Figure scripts
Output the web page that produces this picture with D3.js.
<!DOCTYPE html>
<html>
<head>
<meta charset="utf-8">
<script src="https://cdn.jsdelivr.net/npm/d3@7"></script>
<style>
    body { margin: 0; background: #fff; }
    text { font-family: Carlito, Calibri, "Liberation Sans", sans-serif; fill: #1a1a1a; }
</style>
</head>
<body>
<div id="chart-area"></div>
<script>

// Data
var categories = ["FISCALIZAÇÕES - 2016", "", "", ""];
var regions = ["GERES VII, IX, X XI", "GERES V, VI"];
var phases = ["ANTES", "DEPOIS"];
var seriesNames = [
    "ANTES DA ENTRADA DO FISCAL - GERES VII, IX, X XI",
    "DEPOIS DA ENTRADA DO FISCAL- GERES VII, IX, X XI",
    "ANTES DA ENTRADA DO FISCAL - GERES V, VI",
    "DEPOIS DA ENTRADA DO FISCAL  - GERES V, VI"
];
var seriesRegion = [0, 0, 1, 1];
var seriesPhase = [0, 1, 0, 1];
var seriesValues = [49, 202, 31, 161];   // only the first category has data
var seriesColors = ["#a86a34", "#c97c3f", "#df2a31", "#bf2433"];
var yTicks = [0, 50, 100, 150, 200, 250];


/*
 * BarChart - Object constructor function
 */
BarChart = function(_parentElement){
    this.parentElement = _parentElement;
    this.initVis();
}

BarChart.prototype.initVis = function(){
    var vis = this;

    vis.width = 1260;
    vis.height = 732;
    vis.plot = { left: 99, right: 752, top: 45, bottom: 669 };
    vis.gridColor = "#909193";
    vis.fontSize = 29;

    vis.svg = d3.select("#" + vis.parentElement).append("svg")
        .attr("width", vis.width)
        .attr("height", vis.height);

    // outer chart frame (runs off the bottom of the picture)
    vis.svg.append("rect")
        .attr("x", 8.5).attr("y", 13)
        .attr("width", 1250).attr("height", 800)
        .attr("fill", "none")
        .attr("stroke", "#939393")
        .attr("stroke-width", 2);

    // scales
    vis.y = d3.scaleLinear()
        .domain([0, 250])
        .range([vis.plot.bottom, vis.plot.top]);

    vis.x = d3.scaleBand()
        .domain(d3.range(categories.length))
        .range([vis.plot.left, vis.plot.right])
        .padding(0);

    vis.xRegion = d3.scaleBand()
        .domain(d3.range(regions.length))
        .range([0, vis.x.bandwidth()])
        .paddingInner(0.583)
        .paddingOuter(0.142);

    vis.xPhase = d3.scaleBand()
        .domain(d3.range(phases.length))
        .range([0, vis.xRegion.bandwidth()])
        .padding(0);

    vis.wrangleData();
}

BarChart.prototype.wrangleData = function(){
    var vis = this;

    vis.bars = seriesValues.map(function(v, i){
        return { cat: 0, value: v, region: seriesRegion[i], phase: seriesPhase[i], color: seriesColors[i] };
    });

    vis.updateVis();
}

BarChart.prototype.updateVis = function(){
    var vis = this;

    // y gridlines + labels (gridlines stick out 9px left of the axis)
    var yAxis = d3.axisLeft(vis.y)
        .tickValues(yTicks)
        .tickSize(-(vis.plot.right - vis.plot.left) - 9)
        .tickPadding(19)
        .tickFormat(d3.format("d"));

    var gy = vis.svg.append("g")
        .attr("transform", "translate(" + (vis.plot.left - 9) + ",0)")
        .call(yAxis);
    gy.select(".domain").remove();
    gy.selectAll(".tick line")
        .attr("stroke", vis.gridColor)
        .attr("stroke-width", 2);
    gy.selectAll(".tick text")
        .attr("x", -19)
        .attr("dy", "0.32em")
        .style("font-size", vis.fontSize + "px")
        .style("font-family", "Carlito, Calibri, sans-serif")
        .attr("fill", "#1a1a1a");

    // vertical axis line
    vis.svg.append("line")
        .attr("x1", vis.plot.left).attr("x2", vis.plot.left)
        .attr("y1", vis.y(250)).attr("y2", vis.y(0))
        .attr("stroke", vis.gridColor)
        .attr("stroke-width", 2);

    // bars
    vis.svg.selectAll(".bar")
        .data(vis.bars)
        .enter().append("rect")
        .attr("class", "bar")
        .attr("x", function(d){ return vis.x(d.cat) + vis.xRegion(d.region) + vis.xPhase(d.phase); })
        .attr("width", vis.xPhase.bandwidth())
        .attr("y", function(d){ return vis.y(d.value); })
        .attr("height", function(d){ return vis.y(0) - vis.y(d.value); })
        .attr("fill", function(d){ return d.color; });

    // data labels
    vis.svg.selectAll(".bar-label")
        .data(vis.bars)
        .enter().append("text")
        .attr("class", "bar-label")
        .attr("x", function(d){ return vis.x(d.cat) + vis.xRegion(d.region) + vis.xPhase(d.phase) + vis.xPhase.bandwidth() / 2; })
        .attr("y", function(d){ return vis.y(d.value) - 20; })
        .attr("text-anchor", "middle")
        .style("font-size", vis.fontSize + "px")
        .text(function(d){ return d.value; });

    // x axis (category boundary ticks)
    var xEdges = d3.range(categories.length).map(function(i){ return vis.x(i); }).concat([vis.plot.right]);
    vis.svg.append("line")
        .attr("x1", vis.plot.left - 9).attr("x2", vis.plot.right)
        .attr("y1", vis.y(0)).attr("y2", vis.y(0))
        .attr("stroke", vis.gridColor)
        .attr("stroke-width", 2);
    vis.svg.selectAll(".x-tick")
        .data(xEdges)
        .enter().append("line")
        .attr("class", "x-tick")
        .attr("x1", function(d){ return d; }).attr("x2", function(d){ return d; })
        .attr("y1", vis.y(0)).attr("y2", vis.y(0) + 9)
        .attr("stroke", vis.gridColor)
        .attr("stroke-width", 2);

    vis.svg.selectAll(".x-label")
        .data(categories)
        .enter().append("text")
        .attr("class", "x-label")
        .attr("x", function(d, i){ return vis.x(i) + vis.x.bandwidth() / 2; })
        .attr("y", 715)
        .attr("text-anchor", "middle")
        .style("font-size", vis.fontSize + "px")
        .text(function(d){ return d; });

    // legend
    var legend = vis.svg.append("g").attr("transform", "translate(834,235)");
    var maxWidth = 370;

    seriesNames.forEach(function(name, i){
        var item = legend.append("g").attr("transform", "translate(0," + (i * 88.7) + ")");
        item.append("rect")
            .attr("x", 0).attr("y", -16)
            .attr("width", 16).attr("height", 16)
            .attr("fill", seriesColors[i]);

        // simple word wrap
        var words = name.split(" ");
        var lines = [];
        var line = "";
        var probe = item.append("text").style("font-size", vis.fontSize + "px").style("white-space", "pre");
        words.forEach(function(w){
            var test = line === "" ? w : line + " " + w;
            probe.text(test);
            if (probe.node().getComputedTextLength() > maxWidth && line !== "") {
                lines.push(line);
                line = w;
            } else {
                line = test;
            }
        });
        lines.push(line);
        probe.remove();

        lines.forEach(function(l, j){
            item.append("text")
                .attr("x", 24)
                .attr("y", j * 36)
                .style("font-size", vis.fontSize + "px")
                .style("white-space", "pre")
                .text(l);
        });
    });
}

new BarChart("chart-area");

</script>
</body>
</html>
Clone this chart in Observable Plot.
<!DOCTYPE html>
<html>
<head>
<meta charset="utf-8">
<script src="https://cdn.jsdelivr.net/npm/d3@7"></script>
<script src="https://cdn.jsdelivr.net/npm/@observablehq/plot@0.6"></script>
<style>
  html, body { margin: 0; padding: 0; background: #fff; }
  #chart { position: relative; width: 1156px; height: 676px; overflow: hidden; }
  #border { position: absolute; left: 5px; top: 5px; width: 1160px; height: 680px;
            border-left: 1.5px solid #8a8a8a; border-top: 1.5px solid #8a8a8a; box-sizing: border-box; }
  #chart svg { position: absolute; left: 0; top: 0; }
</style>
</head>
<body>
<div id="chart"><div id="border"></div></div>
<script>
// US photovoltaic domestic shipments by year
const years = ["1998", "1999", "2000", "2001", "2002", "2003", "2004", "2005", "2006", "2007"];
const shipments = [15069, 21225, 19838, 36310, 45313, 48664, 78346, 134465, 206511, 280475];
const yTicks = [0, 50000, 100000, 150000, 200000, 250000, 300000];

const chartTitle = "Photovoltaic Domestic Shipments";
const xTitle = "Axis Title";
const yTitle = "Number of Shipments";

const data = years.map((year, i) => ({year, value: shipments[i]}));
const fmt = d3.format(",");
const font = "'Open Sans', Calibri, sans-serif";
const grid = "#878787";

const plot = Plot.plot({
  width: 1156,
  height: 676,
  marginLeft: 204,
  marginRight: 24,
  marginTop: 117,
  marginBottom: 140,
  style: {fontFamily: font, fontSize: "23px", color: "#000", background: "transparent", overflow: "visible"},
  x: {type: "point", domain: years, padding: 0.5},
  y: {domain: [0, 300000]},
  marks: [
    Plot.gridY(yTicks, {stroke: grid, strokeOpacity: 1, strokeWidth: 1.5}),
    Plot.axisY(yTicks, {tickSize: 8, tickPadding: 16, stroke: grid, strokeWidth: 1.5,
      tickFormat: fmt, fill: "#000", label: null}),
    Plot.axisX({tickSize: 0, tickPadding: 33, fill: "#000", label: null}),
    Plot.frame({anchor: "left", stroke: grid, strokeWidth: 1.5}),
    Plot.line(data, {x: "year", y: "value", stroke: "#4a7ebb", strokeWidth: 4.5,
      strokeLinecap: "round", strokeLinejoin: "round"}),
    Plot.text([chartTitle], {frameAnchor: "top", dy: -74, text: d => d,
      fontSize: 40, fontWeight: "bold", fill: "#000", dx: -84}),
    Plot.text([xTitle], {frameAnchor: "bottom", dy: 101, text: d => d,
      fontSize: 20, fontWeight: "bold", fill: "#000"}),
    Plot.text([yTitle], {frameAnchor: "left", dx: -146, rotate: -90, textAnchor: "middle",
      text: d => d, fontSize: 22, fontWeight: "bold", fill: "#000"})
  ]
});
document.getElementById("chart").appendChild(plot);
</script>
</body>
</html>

_Written exercise_.
List each line of the entries that holds the string "this".

_Result of the task_.
Output the web page that produces this picture with D3.js.
    this.parentElement = _parentElement;
    this.initVis();
    var vis = this;
    var vis = this;
    var vis = this;
Clone this chart in Observable Plot.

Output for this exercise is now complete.